▶ _PROBLEM STATEMENT_:
Please transcribe the data below exactly. Leave the pictures out.

%%

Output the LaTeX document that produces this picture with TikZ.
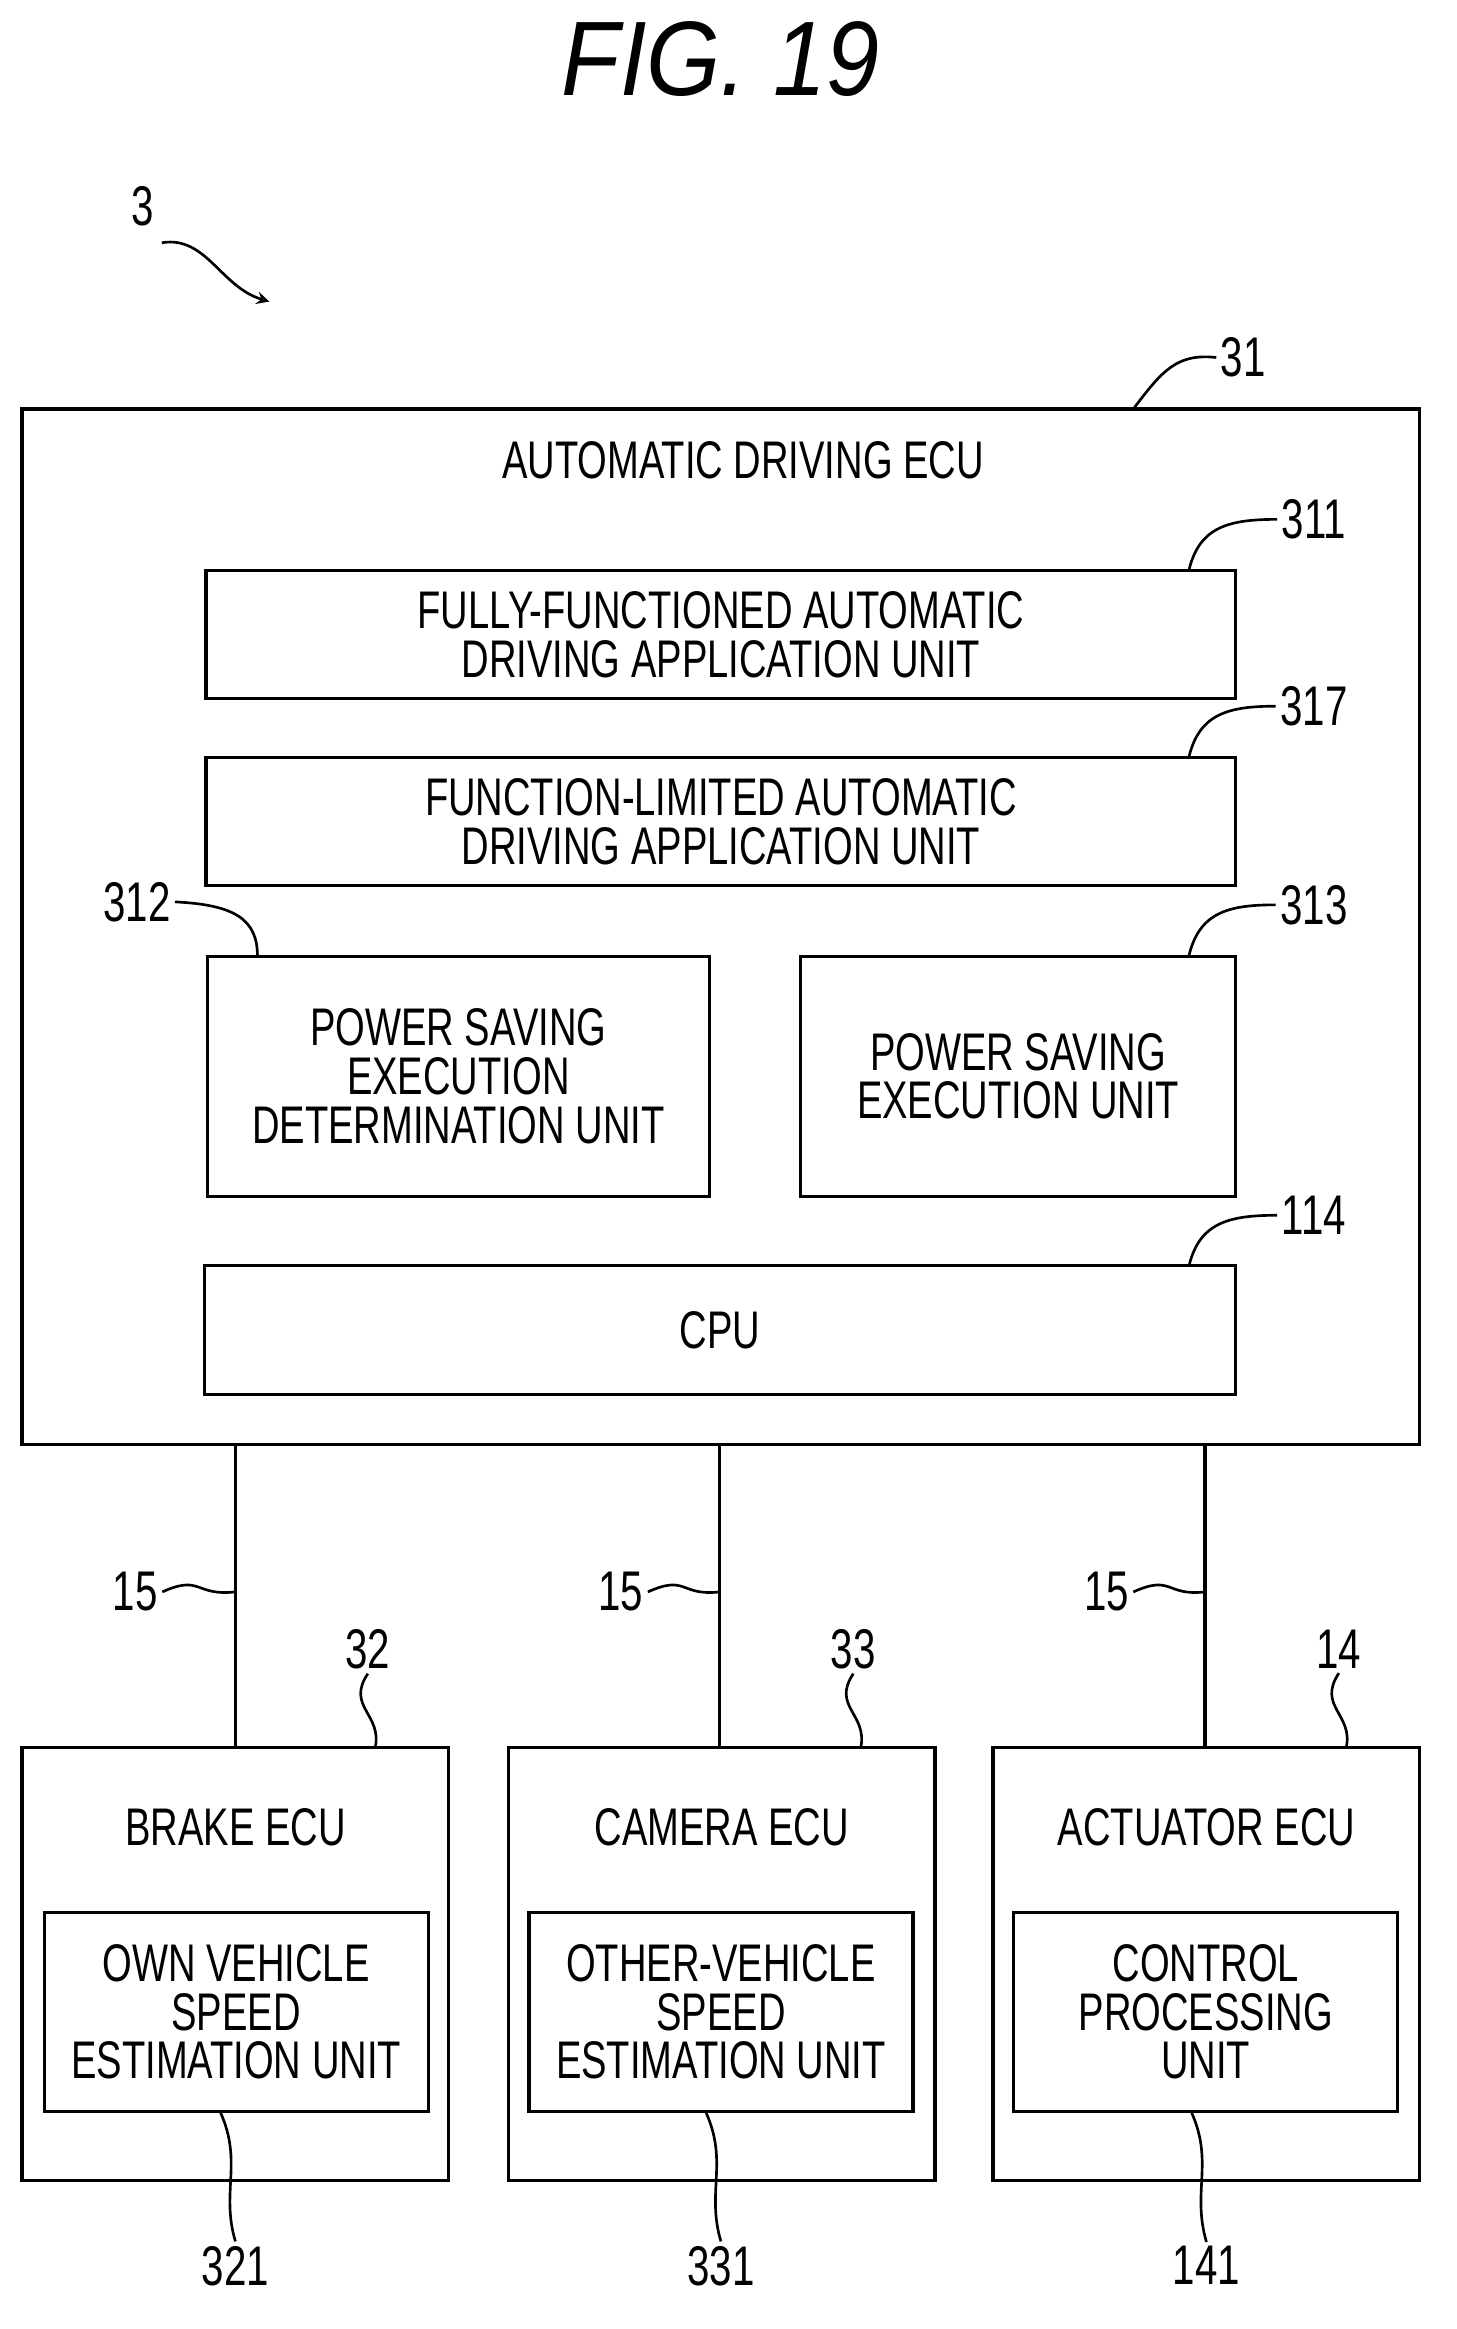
\documentclass[tikz,border=0pt]{standalone}
\usepackage{fontspec}
\setmainfont{Liberation Sans}[FakeStretch=0.72]
\newfontfamily\figfont{Liberation Sans}[FakeStretch=0.9]
\usetikzlibrary{positioning}
\begin{document}
\begin{tikzpicture}[x=0.5pt,y=-0.5pt,line width=1.1pt,
    box/.style={draw,align=center,inner sep=0pt,font=\fontsize{18}{16.5}\selectfont},
    txt/.style={align=center,inner sep=0pt,font=\fontsize{18}{16.5}\selectfont},
    num/.style={inner sep=1pt,font=\fontsize{19}{19}\selectfont},
    lead/.style={line width=0.9pt}]
  \useasboundingbox (0,0) rectangle (990,1583);
  \node[font=\figfont\fontsize{36}{36}\selectfont\itshape] (fig) at (490,40) {FIG. 19};
  % automatic driving ecu
  \node[box,minimum width=475pt,minimum height=352pt] (b31) at (490,630) {};
  \node[txt] (t31) at (505,313) {AUTOMATIC DRIVING ECU};
  \node[box,minimum width=350pt,minimum height=43.5pt] (b311) at (490,431.5)
       {FULLY-FUNCTIONED AUTOMATIC\\DRIVING APPLICATION UNIT};
  \node[box,minimum width=350pt,minimum height=43.5pt] (b317) at (490,558.5)
       {FUNCTION-LIMITED AUTOMATIC\\DRIVING APPLICATION UNIT};
  \node[box,minimum width=170.5pt,minimum height=81.5pt] (b312) at (311.5,731.5)
       {POWER SAVING\\EXECUTION\\DETERMINATION UNIT};
  \node[box,minimum width=148pt,minimum height=81.5pt] (b313) at (692,731.5)
       {POWER SAVING\\EXECUTION UNIT};
  \node[box,minimum width=350.5pt,minimum height=44pt] (b114) at (489.5,904) {CPU};
  % lower ecus
  \foreach \n/\x/\ix/\title/\inner in {32/160/160.5/BRAKE ECU/OWN VEHICLE\\SPEED\\ESTIMATION UNIT,
      33/490.5/490/CAMERA ECU/OTHER-VEHICLE\\SPEED\\ESTIMATION UNIT,
      14/820/819.5/ACTUATOR ECU/CONTROL\\PROCESSING\\UNIT}{
    \node[box,minimum width=145pt,minimum height=147pt] (b\n) at (\x,1335) {};
    \node[txt] (t\n) at (\x,1242) {\title};
    \node[box,minimum width=130.5pt,minimum height=67.5pt] (i\n) at (\ix,1367.5) {\inner};
  }
  % bus lines
  \coordinate (l1) at (160,982);  \coordinate (l2) at (489,982);  \coordinate (l3) at (819,982);
  \draw (l1) -- (l1 |- b32.north);
  \draw (l2) -- (l2 |- b33.north);
  \draw (l3) -- (l3 |- b14.north);
  % reference numerals
  \node[num] (n3) at (97,140) {3};
  \draw[lead,->,>=stealth] (110,165) .. controls (140,160) and (150,195) .. (183,205);
  \node[num] (n31) at (845,243) {31};
  \draw[lead] (n31.west) .. controls (800,240) and (790,252) .. ([xshift=-97.5pt]b31.north east);
  \foreach \n/\y in {311/353,317/480,313/615,114/826}{
    \node[num] (n\n) at (893,\y) {\n};
    \draw[lead] (n\n.west) .. controls (835,\y) and (815,\y+5) .. (808,\y+35);
  }
  \node[num] (n312) at (93,613) {312};
  \draw[lead] (n312.east) .. controls (160,615) and (175,625) .. (175,650);
  \foreach \x/\lx in {160/92,489/422,819/752}{
    \node[num] (m\x) at (\lx,1082) {15};
    \draw[lead] (m\x.east) .. controls (\lx+45,1070) and (\lx+40,1085) .. (\x,1082);
  }
  \foreach \n/\x in {32/250,33/580,14/910}{
    \node[num] (k\n) at (\x,1121) {\n};
    \draw[lead] (k\n.south) .. controls (\x-15,1160) and (\x+10,1165) .. (\x+5,1188);
  }
  \foreach \n/\m/\x in {32/321/160,33/331/490,14/141/820}{
    \node[num] (k\m) at (\x,1540) {\m};
    \draw[lead] (k\m.north) .. controls (\x-10,1490) and (\x+5,1470) .. (i\n.south -| {(\x-10,0)});
  }
\end{tikzpicture}
\end{document}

%%

▶ _SOLVED EXERCISE_:
Output the LaTeX document that produces this picture with TikZ.
\documentclass[tikz,border=0pt]{standalone}
\usepackage{fontspec}
\setmainfont{Liberation Sans}[FakeStretch=0.72]
\newfontfamily\figfont{Liberation Sans}[FakeStretch=0.9]
\usetikzlibrary{positioning}
\begin{document}
\begin{tikzpicture}[x=0.5pt,y=-0.5pt,line width=1.1pt,
    box/.style={draw,align=center,inner sep=0pt,font=\fontsize{18}{16.5}\selectfont},
    txt/.style={align=center,inner sep=0pt,font=\fontsize{18}{16.5}\selectfont},
    num/.style={inner sep=1pt,font=\fontsize{19}{19}\selectfont},
    lead/.style={line width=0.9pt}]
  \useasboundingbox (0,0) rectangle (990,1583);
  \node[font=\figfont\fontsize{36}{36}\selectfont\itshape] (fig) at (490,40) {FIG. 19};
  % automatic driving ecu
  \node[box,minimum width=475pt,minimum height=352pt] (b31) at (490,630) {};
  \node[txt] (t31) at (505,313) {AUTOMATIC DRIVING ECU};
  \node[box,minimum width=350pt,minimum height=43.5pt] (b311) at (490,431.5)
       {FULLY-FUNCTIONED AUTOMATIC\\DRIVING APPLICATION UNIT};
  \node[box,minimum width=350pt,minimum height=43.5pt] (b317) at (490,558.5)
       {FUNCTION-LIMITED AUTOMATIC\\DRIVING APPLICATION UNIT};
  \node[box,minimum width=170.5pt,minimum height=81.5pt] (b312) at (311.5,731.5)
       {POWER SAVING\\EXECUTION\\DETERMINATION UNIT};
  \node[box,minimum width=148pt,minimum height=81.5pt] (b313) at (692,731.5)
       {POWER SAVING\\EXECUTION UNIT};
  \node[box,minimum width=350.5pt,minimum height=44pt] (b114) at (489.5,904) {CPU};
  % lower ecus
  \foreach \n/\x/\ix/\title/\inner in {32/160/160.5/BRAKE ECU/OWN VEHICLE\\SPEED\\ESTIMATION UNIT,
      33/490.5/490/CAMERA ECU/OTHER-VEHICLE\\SPEED\\ESTIMATION UNIT,
      14/820/819.5/ACTUATOR ECU/CONTROL\\PROCESSING\\UNIT}{
    \node[box,minimum width=145pt,minimum height=147pt] (b\n) at (\x,1335) {};
    \node[txt] (t\n) at (\x,1242) {\title};
    \node[box,minimum width=130.5pt,minimum height=67.5pt] (i\n) at (\ix,1367.5) {\inner};
  }
  % bus lines
  \coordinate (l1) at (160,982);  \coordinate (l2) at (489,982);  \coordinate (l3) at (819,982);
  \draw (l1) -- (l1 |- b32.north);
  \draw (l2) -- (l2 |- b33.north);
  \draw (l3) -- (l3 |- b14.north);
  % reference numerals
  \node[num] (n3) at (97,140) {3};
  \draw[lead,->,>=stealth] (110,165) .. controls (140,160) and (150,195) .. (183,205);
  \node[num] (n31) at (845,243) {31};
  \draw[lead] (n31.west) .. controls (800,240) and (790,252) .. ([xshift=-97.5pt]b31.north east);
  \foreach \n/\y in {311/353,317/480,313/615,114/826}{
    \node[num] (n\n) at (893,\y) {\n};
    \draw[lead] (n\n.west) .. controls (835,\y) and (815,\y+5) .. (808,\y+35);
  }
  \node[num] (n312) at (93,613) {312};
  \draw[lead] (n312.east) .. controls (160,615) and (175,625) .. (175,650);
  \foreach \x/\lx in {160/92,489/422,819/752}{
    \node[num] (m\x) at (\lx,1082) {15};
    \draw[lead] (m\x.east) .. controls (\lx+45,1070) and (\lx+40,1085) .. (\x,1082);
  }
  \foreach \n/\x in {32/250,33/580,14/910}{
    \node[num] (k\n) at (\x,1121) {\n};
    \draw[lead] (k\n.south) .. controls (\x-15,1160) and (\x+10,1165) .. (\x+5,1188);
  }
  \foreach \n/\m/\x in {32/321/160,33/331/490,14/141/820}{
    \node[num] (k\m) at (\x,1540) {\m};
    \draw[lead] (k\m.north) .. controls (\x-10,1490) and (\x+5,1470) .. (i\n.south -| {(\x-10,0)});
  }
\end{tikzpicture}
\end{document}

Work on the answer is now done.